Shellfish and fish bone matter from Aboriginal middens (waste piles, sometimes vast ones, built up over many centuries) was a common material used in early European road building in Australia. Middens were also burned to create lime for mortar for brickwork.
As neither limestone nor chalk was to be found in the vicinity of Sydney Cove; oyster shells found in Aboriginal middens all along the coast were burnt for lime. When these were exhausted the bays and inlets were dredged for live oysters.
The lime was sold in Sydney for a shilling a bushel and a settlement for burning lime was established on the Hunter River in 1816. Convicts were employed burning lime from oyster shells in NSW, Melbourne and Moreton Bay (Brisbane) in the 1820s and 30s. The manufacture and trade of shell lime was continued by private settlers.
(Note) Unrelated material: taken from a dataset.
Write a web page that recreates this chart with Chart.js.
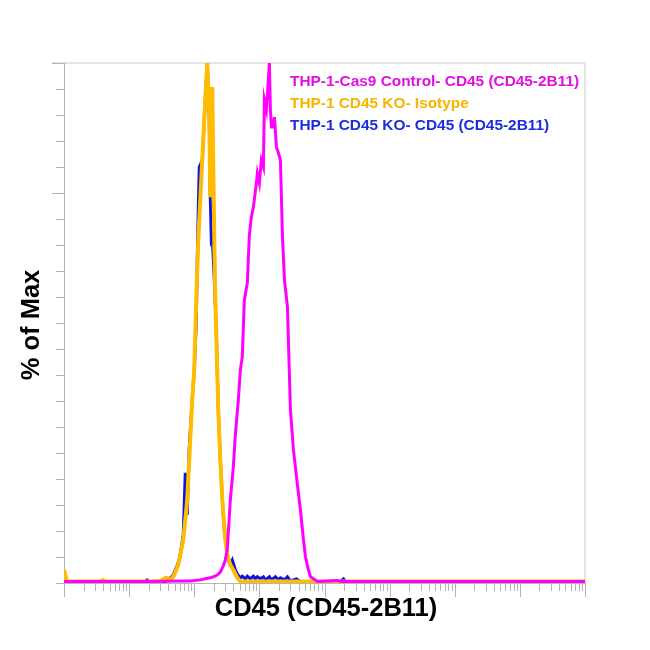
<!DOCTYPE html>
<html>
<head>
<meta charset="utf-8">
<script src="https://cdn.jsdelivr.net/npm/chart.js@4.4.1/dist/chart.umd.min.js"></script>
<style>
  html, body { margin: 0; padding: 0; background: #fff; }
  #wrap { width: 650px; height: 650px; }
</style>
</head>
<body>
<div id="wrap"><canvas id="histChart" width="650" height="650"></canvas></div>
<script>
// x values are in decades (log10 of fluorescence), y values in % of max
const seriesNames = [
  'THP-1-Cas9 Control- CD45 (CD45-2B11)',
  'THP-1 CD45 KO- Isotype',
  'THP-1 CD45 KO- CD45 (CD45-2B11)'
];
const seriesColors = ['#ff00ff', '#ffbb00', '#0a14e6'];
const textColors = ['#e010e0', '#f5b400', '#1a2ee0'];

const ctrlX = [0, 1.323, 1.785, 1.938, 2.092, 2.169, 2.246, 2.323, 2.369, 2.4, 2.446, 2.477, 2.508, 2.523,
  2.554, 2.6, 2.631, 2.677, 2.708, 2.738, 2.769, 2.815, 2.846, 2.877, 2.908, 2.954, 2.969, 3.0, 3.031,
  3.062, 3.077, 3.108, 3.154, 3.169, 3.185, 3.215, 3.231, 3.262, 3.292, 3.323, 3.354, 3.385, 3.431,
  3.477, 3.523, 3.585, 3.631, 3.677, 3.708, 3.754, 3.785, 3.892, 4.2, 4.25, 8];
const ctrlY = [0.3, 0.3, 0.4, 0.4, 0.6, 0.8, 1.0, 1.3, 1.7, 2.1, 3.3, 4.4, 6.7, 9.6,
  16, 22.3, 28.5, 35.2, 41, 43.5, 54.4, 57.7, 66.9, 70.4, 72.3, 76.9, 78.8, 76.9, 81.3,
  80, 92.9, 91, 100, 91, 87.7, 87.7, 89.6, 83.8, 82.7, 81.3, 66.9, 58.3, 53.1,
  33.3, 25.6, 18.8, 14, 8.3, 5, 2.5, 1.2, 0.3, 0.5, 0.3, 0.3];

const isoX = [0, 0.046, 0.554, 0.6, 0.646, 1.323, 1.477, 1.569, 1.631, 1.692, 1.754, 1.785, 1.831, 1.862,
  1.892, 1.938, 1.969, 2.0, 2.031, 2.062, 2.092, 2.123, 2.169, 2.2, 2.231, 2.246, 2.277, 2.292, 2.308,
  2.323, 2.369, 2.4, 2.431, 2.477, 2.508, 2.554, 2.6, 2.662, 2.708, 8];
const isoY = [2.5, 0.3, 0.3, 0.6, 0.3, 0.3, 0.4, 1.0, 0.6, 1.5, 3.5, 5.4, 8.3, 12.1,
  16, 27.5, 35.2, 41, 54.4, 66, 73.7, 81.3, 92.9, 100, 90, 74.2, 95.4, 80, 66,
  55, 33.3, 23.7, 16, 8.3, 5.4, 3.5, 2.5, 1.0, 0.3, 0.3];

const koX = [0, 1.246, 1.277, 1.308, 1.554, 1.631, 1.677, 1.723, 1.769, 1.8, 1.831, 1.862, 1.892, 1.923,
  1.969, 2.0, 2.031, 2.046, 2.062, 2.077, 2.123, 2.169, 2.2, 2.231, 2.246, 2.262, 2.277, 2.308, 2.338, 2.369,
  2.4, 2.431, 2.462, 2.492, 2.523, 2.554, 2.585, 2.6, 2.631, 2.662, 2.708, 2.738, 2.785, 2.815, 2.862,
  2.908, 2.938, 2.969, 3.015, 3.062, 3.092, 3.154, 3.185, 3.246, 3.292, 3.323, 3.385, 3.431, 3.477,
  3.569, 3.631, 4.246, 4.292, 4.323, 8];
const koY = [0.3, 0.3, 0.6, 0.3, 0.3, 1.0, 1.5, 2.9, 4.4, 6.7, 9.2, 21.2, 13.1, 26,
  35.2, 41, 50, 62, 72, 80, 81.3, 92.9, 100, 89, 74.2, 66, 66.5, 58.3, 48.7, 33.3,
  23.7, 16, 10.2, 7.3, 4.4, 3.5, 4.4, 3.8, 2.5, 1.7, 1.0, 1.3, 0.8, 1.3, 0.8,
  1.3, 0.8, 1.2, 0.8, 1.2, 0.6, 1.2, 0.6, 1.2, 0.6, 1.0, 0.6, 1.2, 0.4,
  0.8, 0.3, 0.3, 0.8, 0.3, 0.3];

const yTicks = [0, 5, 10, 15, 20, 25, 30, 35, 40, 45, 50, 55, 60, 65, 70, 75, 80, 85, 90, 95, 100];
const decades = [0, 1, 2, 3, 4, 5, 6, 7, 8];

function toPoints(xs, ys) {
  return xs.map((x, i) => ({ x: x, y: ys[i] }));
}

// draws axis frame, ticks, titles and the text legend
const decorPlugin = {
  id: 'decor',
  beforeDatasetsDraw(chart) {
    const { ctx, chartArea: a, scales: { x, y } } = chart;
    ctx.save();
    // light frame top and right
    ctx.strokeStyle = '#e4e4e4';
    ctx.lineWidth = 2;
    ctx.beginPath();
    ctx.moveTo(52, a.top);
    ctx.lineTo(a.right, a.top);
    ctx.lineTo(a.right, a.bottom);
    ctx.stroke();

    ctx.strokeStyle = '#b4b4b4';
    ctx.lineWidth = 1;
    // left axis
    ctx.beginPath();
    ctx.moveTo(a.left + 0.5, a.top);
    ctx.lineTo(a.left + 0.5, a.bottom);
    ctx.stroke();
    yTicks.forEach(v => {
      const py = Math.round(y.getPixelForValue(v)) + 0.5;
      const len = (v === 75 || v === 100) ? 12 : 8;
      ctx.beginPath();
      ctx.moveTo(a.left - len, py);
      ctx.lineTo(a.left, py);
      ctx.stroke();
    });
    // bottom axis
    ctx.beginPath();
    ctx.moveTo(a.left, a.bottom + 0.5);
    ctx.lineTo(a.right, a.bottom + 0.5);
    ctx.stroke();
    decades.forEach(d => {
      const px = Math.round(x.getPixelForValue(d)) + 0.5;
      ctx.beginPath();
      ctx.moveTo(px, a.bottom);
      ctx.lineTo(px, a.bottom + 14);
      ctx.stroke();
      if (d < 8) {
        for (let m = 2; m <= 9; m++) {
          const mx = Math.round(x.getPixelForValue(d + Math.log10(m))) + 0.5;
          ctx.beginPath();
          ctx.moveTo(mx, a.bottom);
          ctx.lineTo(mx, a.bottom + 8);
          ctx.stroke();
        }
      }
    });
    ctx.restore();
  },
  afterDraw(chart) {
    const { ctx, chartArea: a } = chart;
    ctx.save();
    ctx.fillStyle = '#000';
    ctx.font = 'bold 25.5px "Liberation Sans", Arial, sans-serif';
    ctx.textAlign = 'center';
    ctx.textBaseline = 'middle';
    ctx.fillText('CD45 (CD45-2B11)', 326, 609);
    ctx.translate(32, 325);
    ctx.rotate(-Math.PI / 2);
    ctx.fillText('% of Max', 0, 0);
    ctx.restore();

    ctx.save();
    ctx.font = 'bold 15.4px "Liberation Sans", Arial, sans-serif';
    ctx.textAlign = 'left';
    ctx.textBaseline = 'alphabetic';
    seriesNames.forEach((name, i) => {
      ctx.fillStyle = textColors[i];
      ctx.fillText(name, 290, 86 + i * 22);
    });
    ctx.restore();
  }
};

const ctx = document.getElementById('histChart').getContext('2d');
const histChart = new Chart(ctx, {
  type: 'scatter',
  data: {
    datasets: [
      { label: seriesNames[0], data: toPoints(ctrlX, ctrlY), borderColor: seriesColors[0], borderWidth: 3 },
      { label: seriesNames[1], data: toPoints(isoX, isoY), borderColor: seriesColors[1], borderWidth: 4 },
      { label: seriesNames[2], data: toPoints(koX, koY), borderColor: seriesColors[2], borderWidth: 3 }
    ].map(ds => Object.assign(ds, { showLine: true, pointRadius: 0, tension: 0, fill: false }))
  },
  options: {
    responsive: false,
    animation: false,
    layout: { padding: { left: 64, right: 65, top: 63, bottom: 67 } },
    plugins: {
      legend: { display: false },
      tooltip: { enabled: false }
    },
    scales: {
      x: { type: 'linear', min: 0, max: 8, display: false },
      y: { type: 'linear', min: 0, max: 100, display: false }
    }
  },
  plugins: [decorPlugin]
});
</script>
</body>
</html>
Consequently shells can be easily seen in the mortar of older buildings in coastal and riverine New South Wales.
(These days Aboriginal middens and other Aboriginal places of significance are very strongly protected).
posted by Fiasco da Gama at 4:02 PM on October 7, 2014


IFIRC bones are primarily calcium carbonate

Hydroxyapatite, actually. Calcium phosphate with a hydroxyl anion thrown in for good measure. You can make a cement from calcium phosphate, too, but it's mostly used for orthopedic and dental surgery rather than building.
posted by mr_roboto at 4:17 PM on October 7, 2014


My above comment may have been a little confusing/less informative - Tricalcium phosphate, which is often interchangeably used with Calcium phosphate, "is one of the main combustion products of bone (see bone ash).", so it was basically just the equivalent/appropriate search tem.

And yeah, plenty of results for calcium phosphate as dental cement, and in bone china (usually about 30% bone ash content BTW), not so many results for regular concrete, other than that link above.
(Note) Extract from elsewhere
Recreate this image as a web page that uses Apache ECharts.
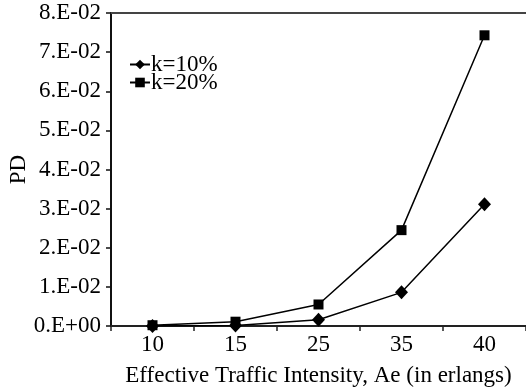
<!DOCTYPE html>
<html>
<head>
<meta charset="utf-8">
<script src="https://cdn.jsdelivr.net/npm/echarts@6/dist/echarts.min.js"></script>
<style>
html,body{margin:0;padding:0;background:#fff;}
#chart{width:526px;height:388px;}
</style>
</head>
<body>
<div id="chart"></div>
<script>
const categories = ['10', '15', '25', '35', '40'];
const seriesNames = ['k=10%', 'k=20%'];
const k10 = [0.0000, 0.0001, 0.0016, 0.0086, 0.0311];
const k20 = [0.0002, 0.0011, 0.0055, 0.0245, 0.0743];
const yTickLabels = ['0.E+00', '1.E-02', '2.E-02', '3.E-02', '4.E-02', '5.E-02', '6.E-02', '7.E-02', '8.E-02'];

const FONT = '"Liberation Serif", "Times New Roman", serif';
const chart = echarts.init(document.getElementById('chart'), null, {renderer: 'canvas'});
chart.setOption({
  animation: false,
  backgroundColor: '#fff',
  grid: {left: 111, right: 0, top: 13, bottom: 62, containLabel: false, outerBoundsMode: 'none'},
  legend: {
    left: 124, top: 48, orient: 'vertical',
    itemWidth: 20, itemHeight: 12, itemGap: -5,
    textStyle: {fontFamily: FONT, fontSize: 23, color: '#000', padding: [0, 0, 0, -4]},
    data: seriesNames
  },
  xAxis: [{
    type: 'category', data: categories, boundaryGap: true, position: 'bottom',
    axisLine: {lineStyle: {color: '#222', width: 2}},
    axisTick: {show: true, inside: false, length: 5, lineStyle: {color: '#222', width: 1.5}},
    axisLabel: {fontFamily: FONT, fontSize: 23, color: '#000', margin: 7},
    name: 'Effective Traffic Intensity, Ae (in erlangs)',
    nameLocation: 'middle', nameGap: 38, nameMoveOverlap: false,
    nameTextStyle: {fontFamily: FONT, fontSize: 23, color: '#000'}
  }, {
    type: 'category', data: categories, position: 'top',
    axisLine: {lineStyle: {color: '#444', width: 2}},
    axisTick: {show: false}, axisLabel: {show: false}
  }],
  yAxis: {
    type: 'value', min: 0, max: 0.08, interval: 0.01,
    axisLine: {show: true, lineStyle: {color: '#111', width: 2}},
    axisTick: {show: true, inside: false, length: 5, lineStyle: {color: '#111', width: 1.5}},
    splitLine: {show: false},
    axisLabel: {
      fontFamily: FONT, fontSize: 23, color: '#000', margin: 10,
      formatter: function (v) { return yTickLabels[Math.round(v / 0.01)] || ''; }
    },
    name: 'PD', nameLocation: 'middle', nameGap: 81, nameRotate: 90, nameMoveOverlap: false,
    nameTextStyle: {fontFamily: FONT, fontSize: 23, color: '#000'}
  },
  series: [{
    name: seriesNames[0], type: 'line', data: k10,
    symbol: 'diamond', symbolSize: [13, 14],
    lineStyle: {color: '#000', width: 1.5},
    itemStyle: {color: '#000'}
  }, {
    name: seriesNames[1], type: 'line', data: k20,
    symbol: 'rect', symbolSize: 10,
    lineStyle: {color: '#000', width: 1.5},
    itemStyle: {color: '#000'}
  }]
});
</script>
</body>
</html>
Still, concrete is pretty heavy. Around 5% bone filler would add up to a lot of bone, very quickly.
posted by Elysum at 7:58 PM on October 7, 2014


FWIW, my quick back-of-the-envelope calculation says that my house (2200 ft^2) has about 7000 square feet of drywall, which would weigh close to 10,000 pounds.
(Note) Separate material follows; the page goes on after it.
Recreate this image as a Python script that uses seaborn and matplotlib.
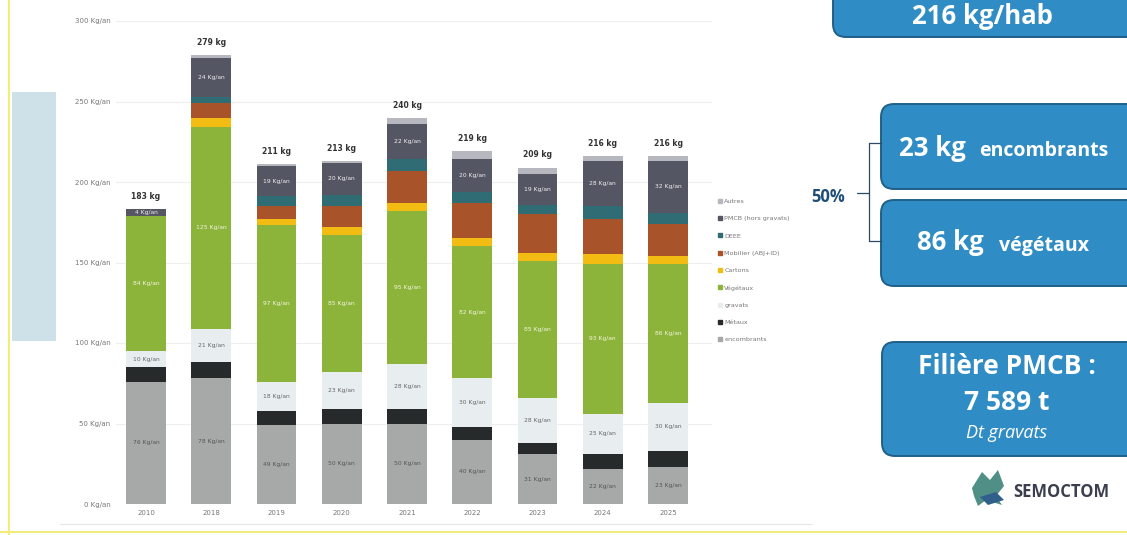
import pandas as pd
import numpy as np
import matplotlib
matplotlib.use('Agg')
import matplotlib.pyplot as plt
from matplotlib.patches import FancyBboxPatch, Rectangle, Polygon
from matplotlib.lines import Line2D
import seaborn as sns

# data (kg / habitant / an)
annees = ['2010', '2018', '2019', '2020', '2021', '2022', '2023', '2024', '2025']
encombrants = [76, 78, 49, 50, 50, 40, 31, 22, 23]
metaux = [9, 10, 9, 9, 9, 8, 7, 9, 10]
gravats = [10, 21, 18, 23, 28, 30, 28, 25, 30]
vegetaux = [84, 125, 97, 85, 95, 82, 85, 93, 86]
cartons = [0, 6, 4, 5, 5, 5, 5, 6, 5]
mobilier = [0, 9, 8, 13, 20, 22, 24, 22, 20]
deee = [0, 4, 6, 7, 7, 7, 6, 8, 7]
pmcb = [4, 24, 19, 20, 22, 20, 19, 28, 32]
autres = [0, 2, 1, 1, 4, 5, 4, 3, 3]

# bottom -> top
flux = ['encombrants', 'Métaux', 'gravats', 'Végétaux', 'Cartons',
        'Mobilier (ABJ+ID)', 'DEEE', 'PMCB (hors gravats)', 'Autres']
valeurs = [encombrants, metaux, gravats, vegetaux, cartons, mobilier, deee, pmcb, autres]
couleurs = ['#a7a8a8', '#272a2a', '#e8eef0', '#8cb43a', '#f2bc12',
            '#a9532a', '#2f6c74', '#555663', '#b7b7bf']
etiquettes = {'encombrants': '#555555', 'gravats': '#666666',
              'Végétaux': '#f4f4e0', 'PMCB (hors gravats)': '#f0f0f0'}

df = pd.DataFrame(dict(zip(flux, valeurs)), index=annees)
cumul = df.cumsum(axis=1)
totaux = df.sum(axis=1)

W, H = 1127, 535
fig = plt.figure(figsize=(W / 100, H / 100), dpi=100)
fig.patch.set_facecolor('white')

ax = fig.add_axes([116 / W, (H - 504) / H, 596 / W, 483 / H])
sns.set_style('white')

# stacked bars: draw cumulative heights from the top layer down
for nom, col in reversed(list(zip(flux, couleurs))):
    sns.barplot(x=annees, y=cumul[nom].values, color=col, width=0.61,
                saturation=1, linewidth=0, ax=ax, zorder=3)

ax.set_xlim(-0.46, 8.674)
ax.set_ylim(0, 300)
ax.set_yticks(range(0, 301, 50))
ax.set_yticklabels([f'{v} Kg/an' for v in range(0, 301, 50)])
ax.tick_params(axis='both', length=0, labelsize=5, colors='#777777', pad=4)
ax.grid(axis='y', color='#eeeeee', linewidth=0.8, zorder=0)
for s in ax.spines.values():
    s.set_visible(False)
ax.set_xlabel('')
ax.set_ylabel('')

# segment labels
for i, an in enumerate(annees):
    for nom in etiquettes:
        v = df.loc[an, nom]
        if v <= 0:
            continue
        y = cumul.loc[an, nom] - v / 2
        ax.text(i, y, f'{v} Kg/an', ha='center', va='center', fontsize=4.3,
                color=etiquettes[nom], zorder=5)
    ax.text(i, totaux[an] + 5, f'{totaux[an]} kg', ha='center', va='bottom',
            fontsize=5.5, fontweight='bold', color='#333333', zorder=5)

# legend
handles = []
for nom, col in reversed(list(zip(flux, couleurs))):
    handles.append(Line2D([0], [0], marker='s', linestyle='', markersize=3,
                          markerfacecolor=col, markeredgecolor=col))
leg = fig.legend(handles, list(reversed(flux)), loc='upper left',
                 bbox_to_anchor=(714 / W, 1 - 196 / H), frameon=False,
                 fontsize=4.6, labelspacing=1.85, handletextpad=0.2,
                 handlelength=1.0, borderaxespad=0)
for t in leg.get_texts():
    t.set_color('#777777')

# overlay in pixel coordinates for the slide decorations
ov = fig.add_axes([0, 0, 1, 1], zorder=10)
ov.set_xlim(0, W)
ov.set_ylim(H, 0)
ov.axis('off')
ov.patch.set_alpha(0)

ov.plot([9, 9], [0, H], color='#f2ec7a', linewidth=1.5)
ov.plot([0, W], [532, 532], color='#f2ec7a', linewidth=1.5)
ov.plot([60, 812], [524, 524], color='#e6e6e6', linewidth=0.8)
ov.add_patch(Rectangle((12, 92), 44, 249, facecolor='#cfe1e8', edgecolor='none'))

bleu, bord = '#2f8cc4', '#1f5f88'
police = 'Open Sans'


def boite(x0, y0, x1, y1):
    ov.add_patch(FancyBboxPatch((x0, y0), x1 - x0, y1 - y0,
                                boxstyle='round,pad=0,rounding_size=13',
                                facecolor=bleu, edgecolor=bord, linewidth=1.4))


boite(833, -30, 1150, 37)
ov.text(982, 16, '216 kg/hab', ha='center', va='center', fontsize=18.5,
        fontweight='bold', color='white', family=police)

boite(881, 104, 1150, 189)
ov.text(899, 148, '23 kg', ha='left', va='center', fontsize=18.5,
        fontweight='bold', color='white', family=police)
ov.text(979, 151, 'encombrants', ha='left', va='center', fontsize=14,
        fontweight='bold', color='white', family=police)

boite(881, 200, 1150, 286)
ov.text(917, 243, '86 kg', ha='left', va='center', fontsize=18.5,
        fontweight='bold', color='white', family=police)
ov.text(999, 246, 'végétaux', ha='left', va='center', fontsize=14,
        fontweight='bold', color='white', family=police)

ov.text(811, 197, '50%', ha='left', va='center', fontsize=12,
        fontweight='bold', color='#1f4e79', family=police)
ov.plot([881, 869, 869, 881], [143, 143, 241, 241], color='#2b4a66', linewidth=0.9)
ov.plot([857, 869], [193, 193], color='#2b4a66', linewidth=0.9)

boite(882, 342, 1150, 456)
ov.text(1007, 367, 'Filière PMCB :', ha='center', va='center', fontsize=19,
        fontweight='bold', color='white', family=police)
ov.text(1007, 402, '7 589 t', ha='center', va='center', fontsize=19,
        fontweight='bold', color='white', family=police)
ov.text(1007, 433, 'Dt gravats', ha='center', va='center', fontsize=13,
        style='italic', color='white', family=police)

# logo
ov.add_patch(Polygon([(972, 488), (982, 472), (990, 480), (998, 470), (1004, 486),
                      (996, 496), (1002, 505), (986, 500), (978, 506), (974, 496)],
                     closed=True, facecolor='#4f8f86', edgecolor='none'))
ov.add_patch(Polygon([(980, 497), (996, 492), (1004, 500), (988, 505)],
                     closed=True, facecolor='#2f5f8a', edgecolor='none'))
ov.text(1013, 492, 'SEMOCTOM', ha='left', va='center', fontsize=12,
        fontweight='bold', color='#3b3e4e', family=police)

fig.savefig('out.png', dpi=100)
A dry human skeleton weighs about 10 - 15 pounds, so you'd need at the very least hundreds of people to drywall your house with some sort of bone-derived drywall.

Houses are heavy.
posted by Hatashran at 8:44 PM on October 7, 2014


Thank you all for your informative answers! I know very little about building and this is helpful. Assuming you do have hundreds and hundreds of people's skeletons, do you think a bone based drywall is possible?

The context of this whole thing, for the curious, is my developing an imaginary city for a story--they're an extremely practical, unsentimental people, to the extent that is shocking to outsiders. One way I thought this might manifest is that they wouldn't want to just bury bones if they could put their dead to good use. On the other hand, they're not morbid, and even they would be creeped out by anything which was recognizably a skeleton.
posted by Calicatt at 4:54 PM on October 8, 2014


a better use for bones (economically anyway) is to grind them up and use them as fertilizer. It would take such a large effort to make enough cement out of them that it isn't worth the effort. Bone meal is some great fertilizer however and if the society has not invented the haber-bosch process yet fertilizer is hard to come by.
posted by bartonlong at 9:58 PM on October 8, 2014


Didn't the Soviets do this out in the Gulags?